-- START OF Supplied information --
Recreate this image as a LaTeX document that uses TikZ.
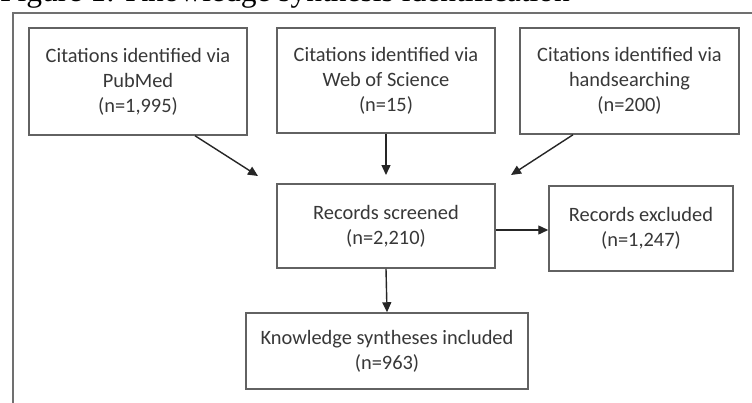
\documentclass[tikz,border=0pt]{standalone}
\usepackage{fontspec}
\setmainfont{Carlito}
\newfontfamily\titlefont{Liberation Serif}
\usetikzlibrary{arrows.meta}
\definecolor{txtgray}{HTML}{383838}
\definecolor{boxgray}{HTML}{626262}
\definecolor{framegray}{HTML}{707070}
\tikzset{
  fbox/.style={draw=boxgray, line width=1.5pt, fill=white, inner sep=0pt, align=center,
    text=txtgray, font=\fontsize{20.4}{25}\selectfont},
  arr/.style={draw=black!85, line width=1.4pt, -{Triangle[length=10pt,width=9pt]}},
}
\begin{document}
\begin{tikzpicture}[x=1pt,y=-1pt]
\useasboundingbox (0,0) rectangle (752,402);
\clip (0,0) rectangle (752,402);
\fill[white] (0,0) rectangle (752,402);
% title (cut off at top)
\node[anchor=base west, inner sep=0pt, font=\titlefont\fontsize{31.5}{31.5}\selectfont, text=black] (title) at (0,1.5) {Figure 1: Knowledge synthesis identification};
% frame
\draw[framegray, line width=2.6pt] (13,404) -- (13,13) -- (756,13);
% boxes
\node[fbox, minimum width=218pt, minimum height=107pt] (b1) at (138,81.5)
  {Citations identified via\\PubMed\\(n=1,995)};
\node[fbox, minimum width=218pt, minimum height=105pt] (b2) at (386,80.5)
  {Citations identified via\\Web of Science\\(n=15)};
\node[fbox, minimum width=219pt, minimum height=106pt] (b3) at (629.5,81)
  {Citations identified via\\handsearching\\(n=200)};
\node[fbox, minimum width=218pt, minimum height=84pt] (b4) at (386,226)
  {Records screened\\(n=2,210)};
\node[fbox, minimum width=184pt, minimum height=85pt] (b5) at (641,228.5)
  {Records excluded\\(n=1,247)};
\node[fbox, minimum width=282pt, minimum height=76pt] (b6) at (387,351)
  {Knowledge syntheses included\\(n=963)};
% free arrow ends
\coordinate (e1) at (258,176);
\coordinate (e2) at (386,175);
\coordinate (e3) at (511,175);
% connectors
\draw[arr] ([xshift=57pt]b1.south) -- (e1);
\draw[arr] (b2.south) -- (e2);
\draw[arr] ([xshift=-56.5pt]b3.south) -- (e3);
\draw[arr] ([yshift=-4pt]b4.east) -- ([yshift=-4pt]b4.east -| b5.west);
\draw[arr] (b4.south) -- (b6.north);
\end{tikzpicture}
\end{document}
-- END OF Supplied information --
● Exercise
Print out the lines exactly, skipping any picture.

● The output
Recreate this image as a LaTeX document that uses TikZ.
\documentclass[tikz,border=0pt]{standalone}
\usepackage{fontspec}
\setmainfont{Carlito}
\newfontfamily\titlefont{Liberation Serif}
\usetikzlibrary{arrows.meta}
\definecolor{txtgray}{HTML}{383838}
\definecolor{boxgray}{HTML}{626262}
\definecolor{framegray}{HTML}{707070}
\tikzset{
  fbox/.style={draw=boxgray, line width=1.5pt, fill=white, inner sep=0pt, align=center,
    text=txtgray, font=\fontsize{20.4}{25}\selectfont},
  arr/.style={draw=black!85, line width=1.4pt, -{Triangle[length=10pt,width=9pt]}},
}
\begin{document}
\begin{tikzpicture}[x=1pt,y=-1pt]
\useasboundingbox (0,0) rectangle (752,402);
\clip (0,0) rectangle (752,402);
\fill[white] (0,0) rectangle (752,402);
% title (cut off at top)
\node[anchor=base west, inner sep=0pt, font=\titlefont\fontsize{31.5}{31.5}\selectfont, text=black] (title) at (0,1.5) {Figure 1: Knowledge synthesis identification};
% frame
\draw[framegray, line width=2.6pt] (13,404) -- (13,13) -- (756,13);
% boxes
\node[fbox, minimum width=218pt, minimum height=107pt] (b1) at (138,81.5)
  {Citations identified via\\PubMed\\(n=1,995)};
\node[fbox, minimum width=218pt, minimum height=105pt] (b2) at (386,80.5)
  {Citations identified via\\Web of Science\\(n=15)};
\node[fbox, minimum width=219pt, minimum height=106pt] (b3) at (629.5,81)
  {Citations identified via\\handsearching\\(n=200)};
\node[fbox, minimum width=218pt, minimum height=84pt] (b4) at (386,226)
  {Records screened\\(n=2,210)};
\node[fbox, minimum width=184pt, minimum height=85pt] (b5) at (641,228.5)
  {Records excluded\\(n=1,247)};
\node[fbox, minimum width=282pt, minimum height=76pt] (b6) at (387,351)
  {Knowledge syntheses included\\(n=963)};
% free arrow ends
\coordinate (e1) at (258,176);
\coordinate (e2) at (386,175);
\coordinate (e3) at (511,175);
% connectors
\draw[arr] ([xshift=57pt]b1.south) -- (e1);
\draw[arr] (b2.south) -- (e2);
\draw[arr] ([xshift=-56.5pt]b3.south) -- (e3);
\draw[arr] ([yshift=-4pt]b4.east) -- ([yshift=-4pt]b4.east -| b5.west);
\draw[arr] (b4.south) -- (b6.north);
\end{tikzpicture}
\end{document}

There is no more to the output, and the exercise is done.